Data-first Architecture
We believe a ground-up design is the best approach to solving the problem efficiently. aiWare is designed from ground-up as a data-first architecture because we view efficient NN processing as a data movement problem first. Reducing off-chip bandwidth while maintaining high-efficiency requires that data can move unhindered on-chip. To reduce off-chip bandwidth, aiWare uses a combination of innovative techniques such as tile-based processing and wavefront processing. At the same time, it is vital that on-chip data movement does not become the bottleneck. aiWare achieves this using the concept of near-memory computing with a two-level on-chip memory hierarchy: closer to the MACs are smaller but very high-bandwidth memories that implement massively parallel on-chip I/O for unhindered data transfer between the large number of compute units, while aiWare’s Wavefront RAM is a larger but lower bandwidth on-chip memory to save area and power. It is used by the aiWare compiler to implement wavefront scheduling, which drastically reduces off-chip data movement.

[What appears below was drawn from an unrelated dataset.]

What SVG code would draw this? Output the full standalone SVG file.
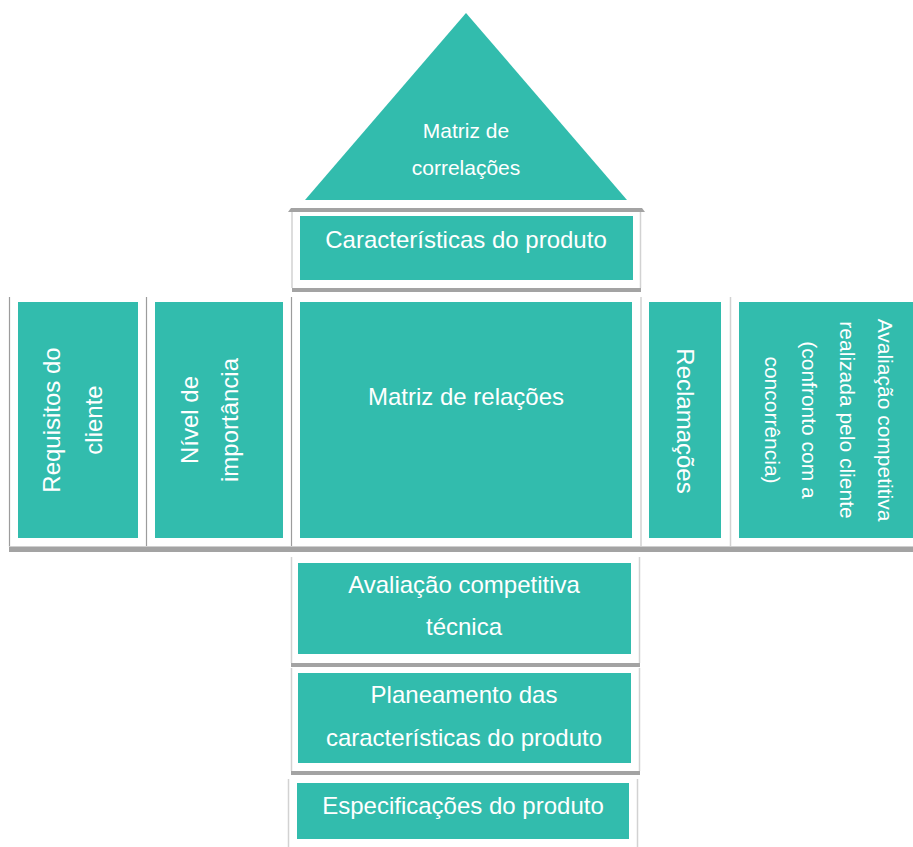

aiWare4+ offers up to 256 TOPS in a single-core instance, scaling to 1024 TOPS using a multi-core approach. It may be the case that a workload may not need the massive compute resources in a large core. With aiWare4+, we introduce interleaved multi-tasking, which allows multiple, workloads to be scheduled by the compiler concurrently, making use of otherwise idle resources. This is especially useful to realize centralized vehicle compute running multiple workloads, such as speech recognition or driver monitoring, together with more demanding AD workload. Using interleaved multitasking, the compiler can schedule driver monitoring task using spare resources without impacting higher priority AD workload.
Not Just Hardware
With any automotive IP selection, future-proofing is important – automotive silicon has a long production cycle, and silicon vendors rightly worry about how to service the needs of the future in face of evolving technology. aiWare addresses this with a combination of core hardware architecture flexibility, which is greatly enhanced by aiWare4+, and equally importantly by offering the network designer-friendly tool, aiWare Studio. This combination of both enables network designers to tweak the network to best fit hardware capabilities and facilitates mapping existing and upcoming workloads to aiWare4+. Firstly, the intelligent aiWare compiler manages optimal mapping of an NN to a given HW configuration ensuring highest efficiency is achieved. Secondly, aiWare studio provides insights to the user on how a given NN executes on the hardware at a layer-by-layer granularity. Both these tools exploit the highly deterministic architecture of aiWare, for scheduling tasks as well as for highly accurate performance prediction.
Conclusion
aiWare4+ brings enhanced programmability, flexibility and scalability and builds on a highly efficient NPU architecture which makes it more future-proof than ever. aiWare4+ continues to deliver the automotive industry’s highest NPU efficiency of up to 98% for a wide range of AI workloads, enabling superior performance using less silicon and less power.